By definition, Hodge dual operator is defined as follows:
Let $\sigma = (i_1, i_2, ..., i_n)$ be a permutation of (1, 2, ..., n), then for any $k \in {0,1,...,n}$, the Hodge dual of the corresponding elementary k-form is:
$*(dx_{i_1} \wedge dx_{i_2} \wedge ... \wedge dx_{i_n}) = sgn(\sigma)\epsilon_{i_1} \epsilon_{i_2} ...\epsilon_{i_k}dx_{i_{k+1}} \wedge dx_{i_{k+2}} \wedge ... \wedge dx_{i_n}$, where $sgn(\sigma)$ is the sign of $\sigma$ and $(\epsilon_1, \epsilon_2, ..., \epsilon_n) \in \{+1, -1\}^n$ is the signature of the metric tensor.
If we pick the Minkowski spacetime with signature $"+---"$, then $n=4$ and $\epsilon_t = -\epsilon_x=-\epsilon_y=-\epsilon_z=1$.
Now I am trying to compute $*(dy)$.
Since $(y,t,x,z)$ is an even permutation of $(t,x,y,z)$, the signature is positive and so: $*(dy)= 1 \cdot (-1) dt \wedge dx \wedge dz = - dt \wedge dx \wedge dz$
The answer shows $*(dy)= dt \wedge dx \wedge dz$, which differs by a sign with my result and this may seem stupid but I cannot find where I went wrong.

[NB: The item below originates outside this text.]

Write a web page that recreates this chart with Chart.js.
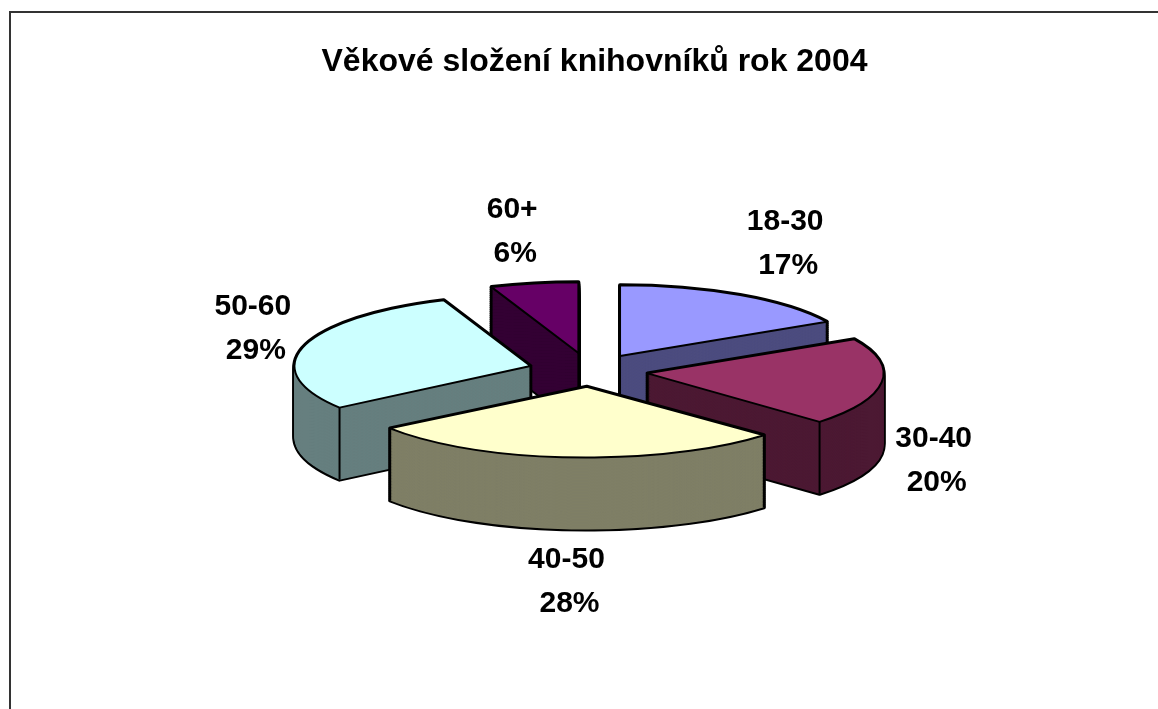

You are correct, it should have a negative sign (see https://en.wikipedia.org/wiki/Hodge_star_operator#Four_dimensions). Possible reasons for the discrepancy with the given answer are that it's a misprint, that the answer uses the convention $(-+++)$ for Minkowski spacetime, or that the problem is actually asking about a different 4-dimensional space (like $\mathbb{R}^4$ with the standard metric).